▶ _AIM OF THE EXERCISE_
All lines holding the string "that" are to be shown.

▶ _SUPPLIED INFORMATION_
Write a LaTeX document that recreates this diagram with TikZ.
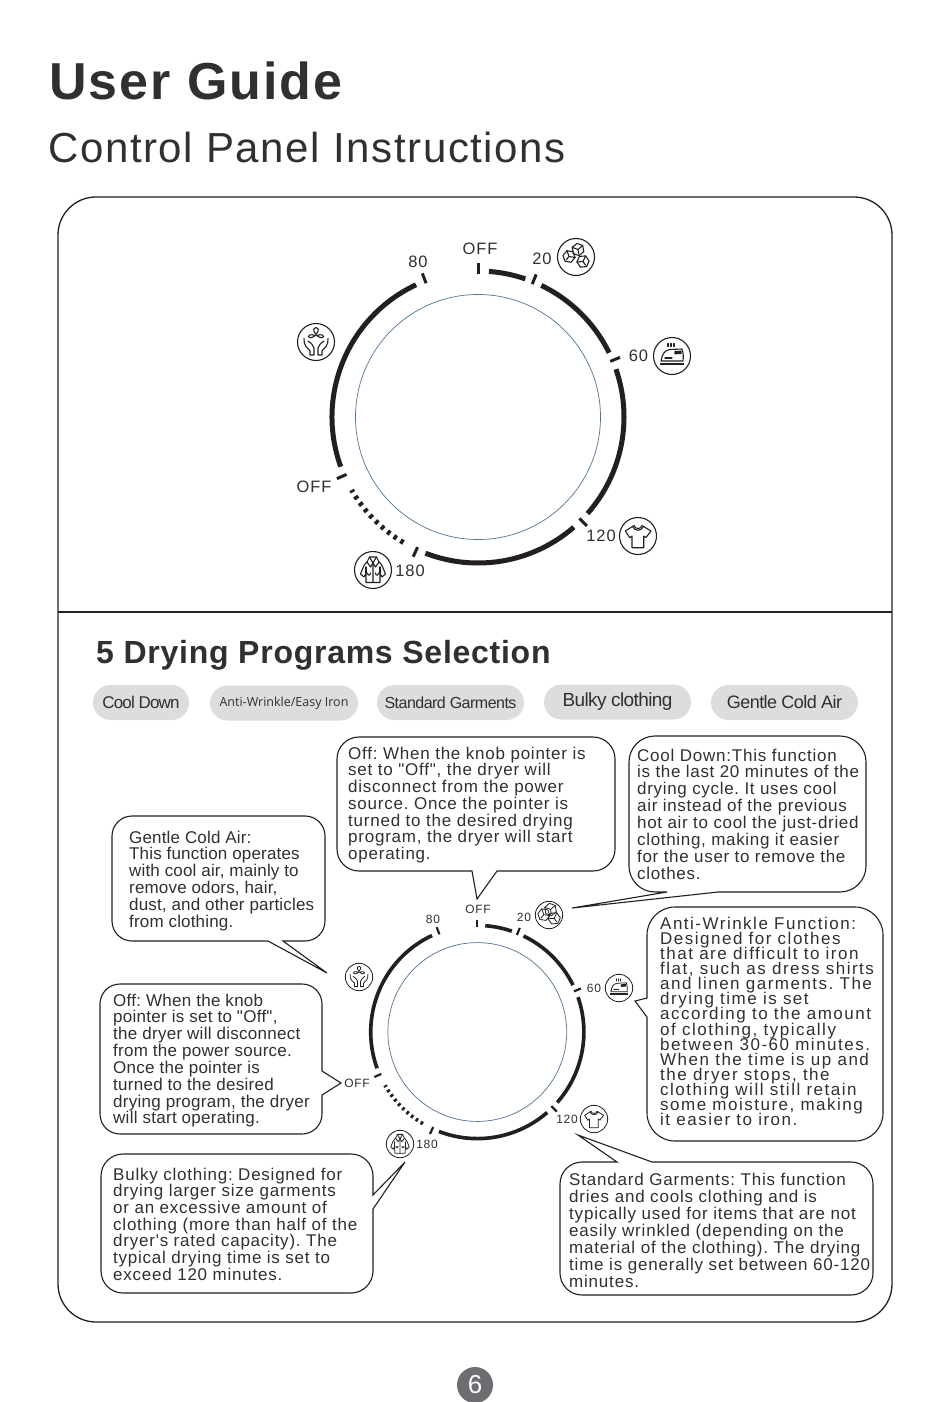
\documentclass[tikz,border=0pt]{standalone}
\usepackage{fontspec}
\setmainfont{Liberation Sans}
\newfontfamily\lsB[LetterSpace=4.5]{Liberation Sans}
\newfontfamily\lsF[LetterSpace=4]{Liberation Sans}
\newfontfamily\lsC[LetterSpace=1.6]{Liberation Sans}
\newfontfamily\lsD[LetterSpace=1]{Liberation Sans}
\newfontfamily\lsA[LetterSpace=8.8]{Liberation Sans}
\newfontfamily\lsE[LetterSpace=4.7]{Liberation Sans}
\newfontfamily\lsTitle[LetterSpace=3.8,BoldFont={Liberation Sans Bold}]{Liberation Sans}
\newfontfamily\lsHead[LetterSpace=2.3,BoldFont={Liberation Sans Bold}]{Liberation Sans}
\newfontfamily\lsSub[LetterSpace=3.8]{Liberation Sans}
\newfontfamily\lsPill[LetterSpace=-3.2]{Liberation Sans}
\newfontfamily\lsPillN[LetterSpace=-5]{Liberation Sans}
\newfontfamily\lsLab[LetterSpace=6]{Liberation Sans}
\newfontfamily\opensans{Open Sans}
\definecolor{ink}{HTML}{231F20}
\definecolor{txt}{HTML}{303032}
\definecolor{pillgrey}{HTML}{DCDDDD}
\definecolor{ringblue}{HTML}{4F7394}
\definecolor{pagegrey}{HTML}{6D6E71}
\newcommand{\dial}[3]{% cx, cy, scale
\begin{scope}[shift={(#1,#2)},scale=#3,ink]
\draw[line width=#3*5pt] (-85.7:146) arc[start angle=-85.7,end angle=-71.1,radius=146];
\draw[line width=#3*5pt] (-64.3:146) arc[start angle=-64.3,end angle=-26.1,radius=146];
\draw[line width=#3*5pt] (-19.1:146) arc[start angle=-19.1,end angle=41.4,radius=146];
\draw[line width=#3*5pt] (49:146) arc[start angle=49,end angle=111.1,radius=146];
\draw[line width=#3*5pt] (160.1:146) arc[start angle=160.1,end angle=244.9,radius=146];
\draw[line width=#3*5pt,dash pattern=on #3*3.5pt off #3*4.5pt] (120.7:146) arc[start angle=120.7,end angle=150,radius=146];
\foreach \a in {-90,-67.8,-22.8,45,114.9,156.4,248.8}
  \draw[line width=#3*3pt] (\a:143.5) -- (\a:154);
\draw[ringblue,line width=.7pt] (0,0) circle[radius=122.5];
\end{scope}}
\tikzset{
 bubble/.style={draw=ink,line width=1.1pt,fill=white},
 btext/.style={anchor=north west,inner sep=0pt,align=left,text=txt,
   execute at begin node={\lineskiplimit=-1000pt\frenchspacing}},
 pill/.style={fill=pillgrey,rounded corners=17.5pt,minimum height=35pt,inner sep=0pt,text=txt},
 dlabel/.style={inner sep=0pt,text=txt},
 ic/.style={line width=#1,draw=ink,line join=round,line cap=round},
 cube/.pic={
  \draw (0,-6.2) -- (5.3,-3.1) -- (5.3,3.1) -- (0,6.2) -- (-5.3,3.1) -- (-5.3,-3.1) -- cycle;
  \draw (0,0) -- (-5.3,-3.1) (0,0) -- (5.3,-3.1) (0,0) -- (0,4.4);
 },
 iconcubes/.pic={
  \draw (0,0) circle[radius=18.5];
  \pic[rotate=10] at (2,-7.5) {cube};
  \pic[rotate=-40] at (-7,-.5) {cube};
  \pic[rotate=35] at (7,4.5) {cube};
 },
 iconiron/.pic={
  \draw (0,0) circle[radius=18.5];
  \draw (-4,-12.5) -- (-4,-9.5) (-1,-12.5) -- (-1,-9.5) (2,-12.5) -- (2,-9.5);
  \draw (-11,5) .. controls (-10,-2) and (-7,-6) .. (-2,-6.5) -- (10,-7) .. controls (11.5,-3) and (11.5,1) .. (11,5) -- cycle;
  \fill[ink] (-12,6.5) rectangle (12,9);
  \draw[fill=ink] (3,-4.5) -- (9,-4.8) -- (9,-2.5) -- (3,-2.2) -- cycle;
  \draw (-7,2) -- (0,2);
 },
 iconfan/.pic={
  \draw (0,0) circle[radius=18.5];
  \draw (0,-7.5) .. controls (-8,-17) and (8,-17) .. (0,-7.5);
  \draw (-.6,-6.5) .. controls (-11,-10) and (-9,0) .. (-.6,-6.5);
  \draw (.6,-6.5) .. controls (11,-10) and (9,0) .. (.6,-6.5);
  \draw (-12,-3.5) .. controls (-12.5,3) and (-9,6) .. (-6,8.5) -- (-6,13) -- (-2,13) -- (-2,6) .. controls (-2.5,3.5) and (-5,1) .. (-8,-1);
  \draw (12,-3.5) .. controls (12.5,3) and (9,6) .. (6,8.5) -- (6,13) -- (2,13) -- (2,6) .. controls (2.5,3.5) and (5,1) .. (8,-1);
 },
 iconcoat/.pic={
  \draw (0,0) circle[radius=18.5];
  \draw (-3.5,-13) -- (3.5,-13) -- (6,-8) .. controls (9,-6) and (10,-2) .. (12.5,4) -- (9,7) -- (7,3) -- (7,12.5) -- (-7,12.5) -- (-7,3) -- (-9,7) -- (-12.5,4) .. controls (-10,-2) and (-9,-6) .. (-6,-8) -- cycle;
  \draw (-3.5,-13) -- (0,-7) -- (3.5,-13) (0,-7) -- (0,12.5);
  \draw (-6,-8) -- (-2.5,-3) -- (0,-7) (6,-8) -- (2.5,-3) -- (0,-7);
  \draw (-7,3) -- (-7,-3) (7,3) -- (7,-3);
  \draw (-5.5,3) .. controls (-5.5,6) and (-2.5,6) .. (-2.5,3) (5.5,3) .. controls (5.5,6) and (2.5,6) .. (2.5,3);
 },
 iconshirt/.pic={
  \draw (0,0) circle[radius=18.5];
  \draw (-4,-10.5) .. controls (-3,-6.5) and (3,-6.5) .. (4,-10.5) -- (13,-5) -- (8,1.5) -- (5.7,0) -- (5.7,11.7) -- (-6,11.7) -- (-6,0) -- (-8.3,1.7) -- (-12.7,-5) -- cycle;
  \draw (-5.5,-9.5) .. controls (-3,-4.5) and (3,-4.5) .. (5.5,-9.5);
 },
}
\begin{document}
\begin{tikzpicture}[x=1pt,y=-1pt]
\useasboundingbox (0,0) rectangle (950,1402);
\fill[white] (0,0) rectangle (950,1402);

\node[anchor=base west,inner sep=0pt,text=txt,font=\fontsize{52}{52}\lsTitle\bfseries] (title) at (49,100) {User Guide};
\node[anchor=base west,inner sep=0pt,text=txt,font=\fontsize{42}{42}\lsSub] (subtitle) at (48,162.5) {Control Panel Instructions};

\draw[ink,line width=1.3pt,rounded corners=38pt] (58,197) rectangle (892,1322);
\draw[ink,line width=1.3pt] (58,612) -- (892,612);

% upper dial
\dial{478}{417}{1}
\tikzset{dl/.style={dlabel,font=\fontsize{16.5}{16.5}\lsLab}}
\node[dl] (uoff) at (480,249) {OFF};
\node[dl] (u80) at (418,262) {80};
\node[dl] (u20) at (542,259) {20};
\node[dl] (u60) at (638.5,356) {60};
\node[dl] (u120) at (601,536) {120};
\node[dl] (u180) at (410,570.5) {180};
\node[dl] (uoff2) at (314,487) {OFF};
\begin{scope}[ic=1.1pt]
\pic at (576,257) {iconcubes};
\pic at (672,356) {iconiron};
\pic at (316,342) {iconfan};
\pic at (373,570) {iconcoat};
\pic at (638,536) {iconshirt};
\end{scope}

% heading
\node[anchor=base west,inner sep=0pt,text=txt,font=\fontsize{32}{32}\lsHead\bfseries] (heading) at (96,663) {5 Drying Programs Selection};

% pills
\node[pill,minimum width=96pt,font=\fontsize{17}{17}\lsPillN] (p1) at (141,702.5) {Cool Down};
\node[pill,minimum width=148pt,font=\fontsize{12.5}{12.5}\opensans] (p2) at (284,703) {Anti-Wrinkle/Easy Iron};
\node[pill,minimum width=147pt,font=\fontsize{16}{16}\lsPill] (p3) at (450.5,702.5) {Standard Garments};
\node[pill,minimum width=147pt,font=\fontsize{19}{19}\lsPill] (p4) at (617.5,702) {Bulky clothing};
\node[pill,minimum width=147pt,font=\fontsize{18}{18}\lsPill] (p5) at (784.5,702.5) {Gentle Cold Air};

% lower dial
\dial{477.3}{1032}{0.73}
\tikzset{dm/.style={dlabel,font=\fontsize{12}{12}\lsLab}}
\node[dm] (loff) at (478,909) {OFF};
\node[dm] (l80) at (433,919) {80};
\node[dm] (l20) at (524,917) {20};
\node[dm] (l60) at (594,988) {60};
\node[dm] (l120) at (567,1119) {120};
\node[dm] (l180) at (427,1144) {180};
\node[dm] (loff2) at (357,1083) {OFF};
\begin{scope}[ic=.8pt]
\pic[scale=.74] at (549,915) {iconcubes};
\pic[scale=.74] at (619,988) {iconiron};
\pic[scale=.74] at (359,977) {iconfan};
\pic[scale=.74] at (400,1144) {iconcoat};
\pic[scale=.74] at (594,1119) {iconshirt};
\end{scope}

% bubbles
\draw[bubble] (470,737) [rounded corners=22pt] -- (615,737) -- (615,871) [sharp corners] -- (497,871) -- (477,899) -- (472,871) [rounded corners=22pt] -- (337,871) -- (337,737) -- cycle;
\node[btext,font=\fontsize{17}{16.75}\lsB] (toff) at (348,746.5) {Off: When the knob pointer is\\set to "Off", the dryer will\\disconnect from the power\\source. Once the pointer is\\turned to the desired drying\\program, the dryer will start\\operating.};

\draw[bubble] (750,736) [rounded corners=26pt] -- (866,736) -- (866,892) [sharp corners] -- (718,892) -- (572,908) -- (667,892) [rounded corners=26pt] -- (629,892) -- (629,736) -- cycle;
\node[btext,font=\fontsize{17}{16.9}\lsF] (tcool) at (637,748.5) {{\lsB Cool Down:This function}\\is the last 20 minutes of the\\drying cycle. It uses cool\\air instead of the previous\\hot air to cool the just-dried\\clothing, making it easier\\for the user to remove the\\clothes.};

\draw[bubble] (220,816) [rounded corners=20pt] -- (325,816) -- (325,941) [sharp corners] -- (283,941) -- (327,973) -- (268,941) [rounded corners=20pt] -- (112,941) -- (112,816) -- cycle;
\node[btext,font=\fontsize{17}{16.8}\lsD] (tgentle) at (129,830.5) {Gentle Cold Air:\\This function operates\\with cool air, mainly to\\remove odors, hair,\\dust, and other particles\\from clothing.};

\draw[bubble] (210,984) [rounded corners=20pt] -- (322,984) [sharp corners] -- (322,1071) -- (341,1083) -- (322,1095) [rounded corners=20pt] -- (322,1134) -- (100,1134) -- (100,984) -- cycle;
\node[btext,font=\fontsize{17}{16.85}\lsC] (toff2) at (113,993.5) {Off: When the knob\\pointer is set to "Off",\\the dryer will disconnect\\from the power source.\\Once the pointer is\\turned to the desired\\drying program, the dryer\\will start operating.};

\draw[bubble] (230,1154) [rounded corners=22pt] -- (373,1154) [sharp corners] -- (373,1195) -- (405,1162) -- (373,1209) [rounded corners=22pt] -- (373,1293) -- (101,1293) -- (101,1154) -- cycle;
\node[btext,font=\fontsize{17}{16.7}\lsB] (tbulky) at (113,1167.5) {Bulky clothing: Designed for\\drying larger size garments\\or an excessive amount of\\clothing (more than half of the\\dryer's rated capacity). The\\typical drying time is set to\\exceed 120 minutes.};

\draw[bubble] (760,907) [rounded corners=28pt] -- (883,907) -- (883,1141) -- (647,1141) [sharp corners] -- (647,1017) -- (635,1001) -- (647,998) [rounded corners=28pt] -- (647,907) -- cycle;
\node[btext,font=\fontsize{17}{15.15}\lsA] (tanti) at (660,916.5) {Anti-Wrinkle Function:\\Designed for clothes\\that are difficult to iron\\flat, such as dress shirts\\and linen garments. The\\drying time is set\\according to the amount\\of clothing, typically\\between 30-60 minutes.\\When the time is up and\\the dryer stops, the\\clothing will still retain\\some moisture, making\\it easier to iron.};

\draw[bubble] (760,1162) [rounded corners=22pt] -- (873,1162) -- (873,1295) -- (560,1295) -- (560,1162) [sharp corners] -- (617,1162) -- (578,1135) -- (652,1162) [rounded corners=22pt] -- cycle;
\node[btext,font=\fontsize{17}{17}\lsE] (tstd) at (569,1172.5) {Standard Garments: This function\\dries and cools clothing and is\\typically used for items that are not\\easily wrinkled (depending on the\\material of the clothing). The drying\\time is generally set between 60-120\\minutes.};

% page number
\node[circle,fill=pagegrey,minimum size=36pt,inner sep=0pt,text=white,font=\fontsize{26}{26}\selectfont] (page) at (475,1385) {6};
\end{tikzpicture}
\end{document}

▶ _SOLUTION TO THIS PROBLEM_
Write a LaTeX document that recreates this diagram with TikZ.
\node[btext,font=\fontsize{17}{15.15}\lsA] (tanti) at (660,916.5) {Anti-Wrinkle Function:\\Designed for clothes\\that are difficult to iron\\flat, such as dress shirts\\and linen garments. The\\drying time is set\\according to the amount\\of clothing, typically\\between 30-60 minutes.\\When the time is up and\\the dryer stops, the\\clothing will still retain\\some moisture, making\\it easier to iron.};
\node[btext,font=\fontsize{17}{17}\lsE] (tstd) at (569,1172.5) {Standard Garments: This function\\dries and cools clothing and is\\typically used for items that are not\\easily wrinkled (depending on the\\material of the clothing). The drying\\time is generally set between 60-120\\minutes.};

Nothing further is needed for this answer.